Task brief:
Every line from the top of the records through the line containing "const fmt = (v: number)" should be retyped exactly; the pictures should not.

Given records:
——

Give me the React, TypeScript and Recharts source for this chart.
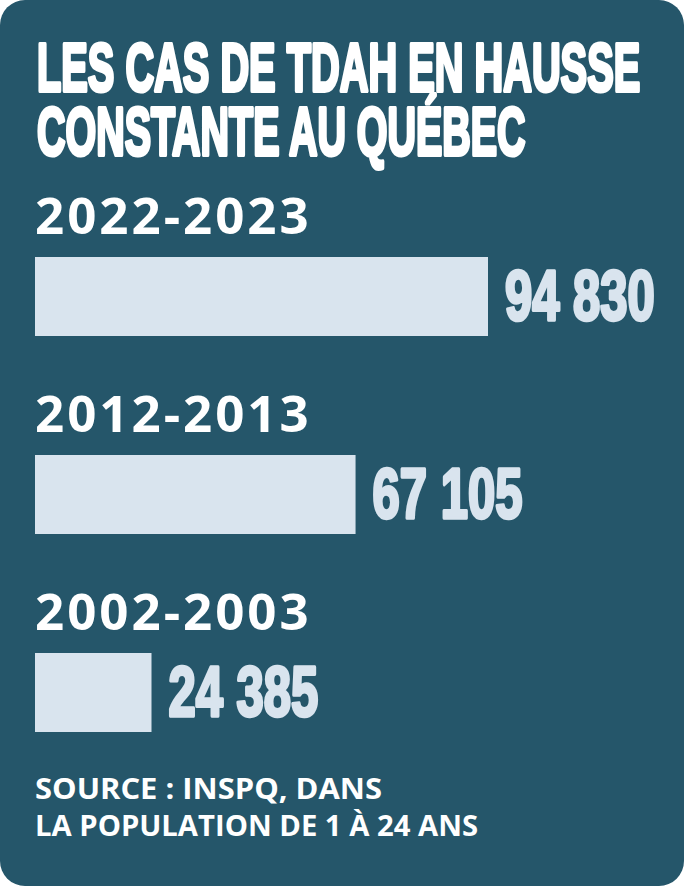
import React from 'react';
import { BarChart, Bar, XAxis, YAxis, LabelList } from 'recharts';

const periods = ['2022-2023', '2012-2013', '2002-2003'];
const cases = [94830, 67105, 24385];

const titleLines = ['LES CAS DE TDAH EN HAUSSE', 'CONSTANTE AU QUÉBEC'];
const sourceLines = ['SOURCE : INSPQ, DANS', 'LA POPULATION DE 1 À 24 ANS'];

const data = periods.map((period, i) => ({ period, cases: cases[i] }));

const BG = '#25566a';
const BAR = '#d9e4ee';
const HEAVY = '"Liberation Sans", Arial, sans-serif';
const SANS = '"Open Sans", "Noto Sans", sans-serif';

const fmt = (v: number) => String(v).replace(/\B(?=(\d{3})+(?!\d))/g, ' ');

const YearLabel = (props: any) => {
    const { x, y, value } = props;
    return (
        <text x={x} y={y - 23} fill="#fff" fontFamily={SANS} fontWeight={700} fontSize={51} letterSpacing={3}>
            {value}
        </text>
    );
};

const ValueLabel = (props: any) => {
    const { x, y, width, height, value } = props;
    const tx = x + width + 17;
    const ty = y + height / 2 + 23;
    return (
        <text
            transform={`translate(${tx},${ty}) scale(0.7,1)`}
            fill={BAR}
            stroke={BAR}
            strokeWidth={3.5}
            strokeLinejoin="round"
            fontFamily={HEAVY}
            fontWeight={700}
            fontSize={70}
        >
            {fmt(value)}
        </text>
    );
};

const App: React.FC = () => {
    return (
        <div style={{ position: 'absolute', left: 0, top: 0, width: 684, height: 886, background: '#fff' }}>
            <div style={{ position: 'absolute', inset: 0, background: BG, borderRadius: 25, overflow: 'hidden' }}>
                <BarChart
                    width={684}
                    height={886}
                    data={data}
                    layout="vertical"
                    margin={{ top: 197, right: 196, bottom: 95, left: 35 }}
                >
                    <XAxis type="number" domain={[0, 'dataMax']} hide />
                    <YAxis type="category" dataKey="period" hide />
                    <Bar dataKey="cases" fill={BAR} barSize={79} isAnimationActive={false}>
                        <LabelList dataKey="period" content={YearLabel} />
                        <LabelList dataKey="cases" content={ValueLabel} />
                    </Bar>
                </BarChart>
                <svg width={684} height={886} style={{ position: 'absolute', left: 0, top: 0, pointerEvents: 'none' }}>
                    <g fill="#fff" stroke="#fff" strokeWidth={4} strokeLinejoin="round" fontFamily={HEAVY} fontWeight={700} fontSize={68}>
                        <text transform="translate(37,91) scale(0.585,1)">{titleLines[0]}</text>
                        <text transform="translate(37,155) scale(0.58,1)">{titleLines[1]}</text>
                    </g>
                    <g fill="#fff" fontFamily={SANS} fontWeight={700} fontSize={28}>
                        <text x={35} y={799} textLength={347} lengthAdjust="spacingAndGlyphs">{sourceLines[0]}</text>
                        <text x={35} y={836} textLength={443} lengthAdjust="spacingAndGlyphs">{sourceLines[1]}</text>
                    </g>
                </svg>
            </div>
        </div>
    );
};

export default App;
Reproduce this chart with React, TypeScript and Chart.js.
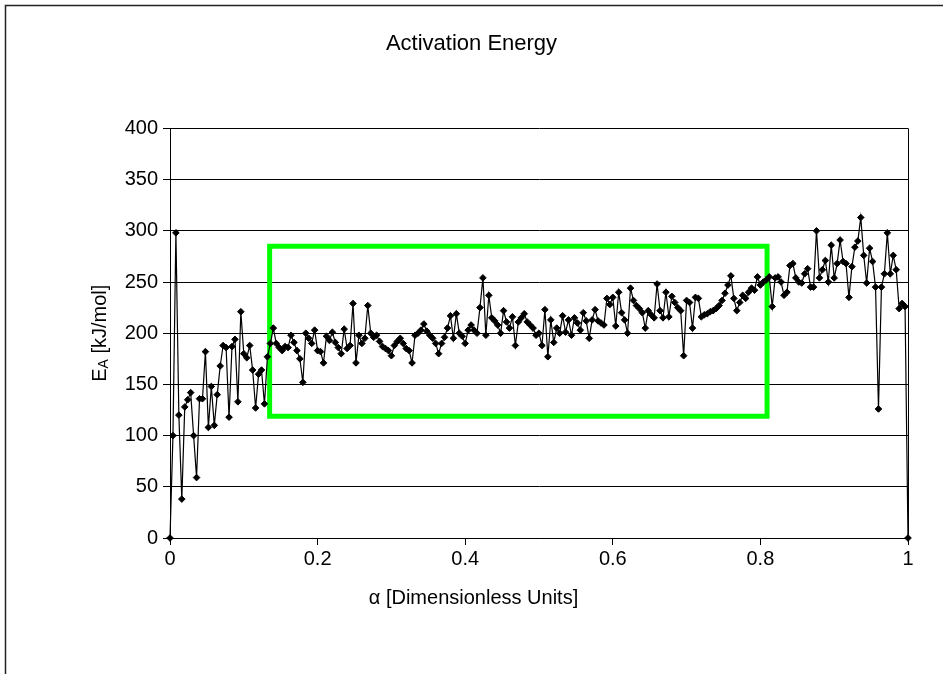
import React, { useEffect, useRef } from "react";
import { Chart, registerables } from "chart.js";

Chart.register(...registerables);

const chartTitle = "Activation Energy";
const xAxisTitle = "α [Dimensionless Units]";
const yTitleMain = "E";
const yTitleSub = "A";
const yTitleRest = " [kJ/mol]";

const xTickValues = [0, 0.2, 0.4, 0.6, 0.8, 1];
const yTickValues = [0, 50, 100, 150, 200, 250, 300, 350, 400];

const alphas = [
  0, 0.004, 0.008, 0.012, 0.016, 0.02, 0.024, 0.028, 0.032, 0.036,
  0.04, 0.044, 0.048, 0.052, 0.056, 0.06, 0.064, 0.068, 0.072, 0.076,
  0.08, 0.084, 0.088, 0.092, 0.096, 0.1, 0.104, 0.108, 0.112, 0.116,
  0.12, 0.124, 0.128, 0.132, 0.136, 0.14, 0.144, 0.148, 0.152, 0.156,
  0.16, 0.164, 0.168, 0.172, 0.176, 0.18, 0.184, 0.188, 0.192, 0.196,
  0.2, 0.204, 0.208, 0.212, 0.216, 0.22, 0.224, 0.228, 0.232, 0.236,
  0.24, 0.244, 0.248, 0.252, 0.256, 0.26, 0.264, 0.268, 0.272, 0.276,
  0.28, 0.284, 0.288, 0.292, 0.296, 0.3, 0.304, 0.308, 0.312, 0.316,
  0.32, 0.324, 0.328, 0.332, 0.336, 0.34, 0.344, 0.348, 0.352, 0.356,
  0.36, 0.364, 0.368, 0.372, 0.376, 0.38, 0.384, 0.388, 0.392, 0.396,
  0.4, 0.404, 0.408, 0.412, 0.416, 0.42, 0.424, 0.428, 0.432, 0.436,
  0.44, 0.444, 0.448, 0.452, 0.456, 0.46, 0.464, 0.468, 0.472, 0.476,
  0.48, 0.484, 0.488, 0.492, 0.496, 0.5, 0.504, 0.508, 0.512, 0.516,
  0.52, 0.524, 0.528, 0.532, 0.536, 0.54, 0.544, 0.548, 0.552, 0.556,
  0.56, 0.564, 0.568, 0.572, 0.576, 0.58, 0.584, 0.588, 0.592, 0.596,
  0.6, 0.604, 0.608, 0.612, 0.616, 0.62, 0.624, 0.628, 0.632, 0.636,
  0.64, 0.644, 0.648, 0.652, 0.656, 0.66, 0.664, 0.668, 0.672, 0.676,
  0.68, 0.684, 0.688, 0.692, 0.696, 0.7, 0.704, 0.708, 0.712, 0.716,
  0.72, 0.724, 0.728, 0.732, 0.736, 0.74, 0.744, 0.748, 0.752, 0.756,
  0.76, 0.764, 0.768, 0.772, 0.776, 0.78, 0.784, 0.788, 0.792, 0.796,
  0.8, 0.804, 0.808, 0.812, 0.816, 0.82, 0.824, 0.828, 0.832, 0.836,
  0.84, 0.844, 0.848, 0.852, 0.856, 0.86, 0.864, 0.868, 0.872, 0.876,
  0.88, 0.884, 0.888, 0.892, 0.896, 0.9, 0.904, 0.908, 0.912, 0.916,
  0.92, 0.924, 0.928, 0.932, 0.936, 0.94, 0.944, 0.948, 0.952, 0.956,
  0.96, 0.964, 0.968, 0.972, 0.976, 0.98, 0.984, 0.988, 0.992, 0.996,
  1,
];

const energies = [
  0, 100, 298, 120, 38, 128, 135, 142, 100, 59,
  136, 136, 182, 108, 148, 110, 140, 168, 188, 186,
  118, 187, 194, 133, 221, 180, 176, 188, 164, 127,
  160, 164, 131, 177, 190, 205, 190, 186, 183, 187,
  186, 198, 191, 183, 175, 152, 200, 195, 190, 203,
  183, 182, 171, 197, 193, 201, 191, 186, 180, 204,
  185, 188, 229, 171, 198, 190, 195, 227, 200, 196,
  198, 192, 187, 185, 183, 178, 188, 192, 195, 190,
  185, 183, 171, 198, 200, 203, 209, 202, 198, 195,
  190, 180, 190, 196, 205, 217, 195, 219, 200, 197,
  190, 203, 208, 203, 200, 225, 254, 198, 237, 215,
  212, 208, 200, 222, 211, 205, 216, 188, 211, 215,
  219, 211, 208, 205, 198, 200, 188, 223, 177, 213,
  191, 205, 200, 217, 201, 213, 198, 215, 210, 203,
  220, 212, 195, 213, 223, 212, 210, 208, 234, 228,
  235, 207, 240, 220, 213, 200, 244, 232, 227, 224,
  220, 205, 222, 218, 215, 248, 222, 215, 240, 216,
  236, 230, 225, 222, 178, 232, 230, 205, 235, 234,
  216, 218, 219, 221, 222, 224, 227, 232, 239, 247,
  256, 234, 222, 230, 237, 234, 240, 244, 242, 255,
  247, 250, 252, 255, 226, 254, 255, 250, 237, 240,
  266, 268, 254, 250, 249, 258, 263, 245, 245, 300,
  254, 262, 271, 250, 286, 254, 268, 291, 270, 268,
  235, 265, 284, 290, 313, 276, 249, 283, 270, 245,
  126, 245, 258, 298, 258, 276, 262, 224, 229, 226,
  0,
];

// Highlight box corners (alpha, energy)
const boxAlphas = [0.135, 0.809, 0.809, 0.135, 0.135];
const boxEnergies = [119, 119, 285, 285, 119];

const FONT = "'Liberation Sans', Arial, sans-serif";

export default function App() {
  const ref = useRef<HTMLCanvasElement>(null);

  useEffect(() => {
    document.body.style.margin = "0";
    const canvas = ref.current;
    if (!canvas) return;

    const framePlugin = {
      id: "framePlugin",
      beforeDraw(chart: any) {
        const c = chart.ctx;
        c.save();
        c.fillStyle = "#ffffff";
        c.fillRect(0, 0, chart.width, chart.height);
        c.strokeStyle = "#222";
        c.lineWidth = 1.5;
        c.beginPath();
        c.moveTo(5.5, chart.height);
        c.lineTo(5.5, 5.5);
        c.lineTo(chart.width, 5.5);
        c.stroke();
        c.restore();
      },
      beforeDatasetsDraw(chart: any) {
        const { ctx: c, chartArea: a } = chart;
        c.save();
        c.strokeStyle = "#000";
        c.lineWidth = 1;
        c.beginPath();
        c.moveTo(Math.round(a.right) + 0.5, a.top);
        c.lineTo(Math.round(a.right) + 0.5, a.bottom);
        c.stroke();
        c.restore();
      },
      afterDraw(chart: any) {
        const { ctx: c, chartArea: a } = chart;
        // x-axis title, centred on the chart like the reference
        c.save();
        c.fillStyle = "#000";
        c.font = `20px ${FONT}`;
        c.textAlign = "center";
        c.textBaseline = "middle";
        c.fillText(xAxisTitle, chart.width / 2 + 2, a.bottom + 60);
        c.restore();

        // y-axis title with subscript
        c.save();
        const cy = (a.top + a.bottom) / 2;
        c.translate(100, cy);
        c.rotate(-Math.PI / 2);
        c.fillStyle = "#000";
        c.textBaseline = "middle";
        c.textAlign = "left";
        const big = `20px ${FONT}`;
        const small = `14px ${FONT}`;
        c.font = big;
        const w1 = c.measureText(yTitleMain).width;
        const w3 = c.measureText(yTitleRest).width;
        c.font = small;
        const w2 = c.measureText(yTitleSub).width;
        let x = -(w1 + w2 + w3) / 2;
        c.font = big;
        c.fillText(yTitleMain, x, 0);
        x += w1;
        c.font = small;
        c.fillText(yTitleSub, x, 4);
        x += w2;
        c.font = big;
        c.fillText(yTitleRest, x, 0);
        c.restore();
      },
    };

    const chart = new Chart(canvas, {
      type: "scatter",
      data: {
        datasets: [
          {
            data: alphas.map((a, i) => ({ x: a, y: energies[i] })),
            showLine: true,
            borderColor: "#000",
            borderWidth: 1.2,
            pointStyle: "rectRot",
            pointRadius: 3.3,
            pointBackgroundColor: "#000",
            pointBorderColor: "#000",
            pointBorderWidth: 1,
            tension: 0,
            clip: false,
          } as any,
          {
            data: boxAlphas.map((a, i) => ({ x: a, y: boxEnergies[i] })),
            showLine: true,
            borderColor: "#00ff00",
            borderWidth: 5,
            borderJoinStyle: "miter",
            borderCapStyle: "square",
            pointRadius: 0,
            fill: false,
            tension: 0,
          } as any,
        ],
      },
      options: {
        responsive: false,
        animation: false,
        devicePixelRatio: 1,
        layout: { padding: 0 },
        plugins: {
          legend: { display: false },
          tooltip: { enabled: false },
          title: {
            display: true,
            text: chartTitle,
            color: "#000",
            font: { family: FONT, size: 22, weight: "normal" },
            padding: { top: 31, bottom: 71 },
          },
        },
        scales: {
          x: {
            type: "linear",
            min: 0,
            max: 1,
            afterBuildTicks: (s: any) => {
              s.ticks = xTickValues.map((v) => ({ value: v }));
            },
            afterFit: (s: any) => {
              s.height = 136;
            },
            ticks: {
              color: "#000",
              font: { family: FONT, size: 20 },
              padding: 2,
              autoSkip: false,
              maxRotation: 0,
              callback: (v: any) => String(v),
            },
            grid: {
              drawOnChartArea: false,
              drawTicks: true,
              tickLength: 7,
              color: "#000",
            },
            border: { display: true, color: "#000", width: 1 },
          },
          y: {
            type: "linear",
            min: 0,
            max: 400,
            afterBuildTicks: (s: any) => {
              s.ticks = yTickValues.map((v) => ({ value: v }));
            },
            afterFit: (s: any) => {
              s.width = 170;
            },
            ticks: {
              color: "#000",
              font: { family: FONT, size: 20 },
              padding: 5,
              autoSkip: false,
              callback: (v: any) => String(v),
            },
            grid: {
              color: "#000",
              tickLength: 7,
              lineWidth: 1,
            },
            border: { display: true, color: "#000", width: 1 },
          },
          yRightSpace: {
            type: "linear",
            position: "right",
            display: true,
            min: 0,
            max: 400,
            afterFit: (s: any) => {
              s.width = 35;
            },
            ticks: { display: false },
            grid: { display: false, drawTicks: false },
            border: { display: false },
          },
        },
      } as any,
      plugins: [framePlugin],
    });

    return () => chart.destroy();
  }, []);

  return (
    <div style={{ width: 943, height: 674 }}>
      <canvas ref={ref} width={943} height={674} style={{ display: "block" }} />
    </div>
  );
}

——

Written answer:
Give me the React, TypeScript and Recharts source for this chart.
import React from 'react';
import { BarChart, Bar, XAxis, YAxis, LabelList } from 'recharts';

const periods = ['2022-2023', '2012-2013', '2002-2003'];
const cases = [94830, 67105, 24385];

const titleLines = ['LES CAS DE TDAH EN HAUSSE', 'CONSTANTE AU QUÉBEC'];
const sourceLines = ['SOURCE : INSPQ, DANS', 'LA POPULATION DE 1 À 24 ANS'];

const data = periods.map((period, i) => ({ period, cases: cases[i] }));

const BG = '#25566a';
const BAR = '#d9e4ee';
const HEAVY = '"Liberation Sans", Arial, sans-serif';
const SANS = '"Open Sans", "Noto Sans", sans-serif';

const fmt = (v: number) => String(v).replace(/\B(?=(\d{3})+(?!\d))/g, ' ');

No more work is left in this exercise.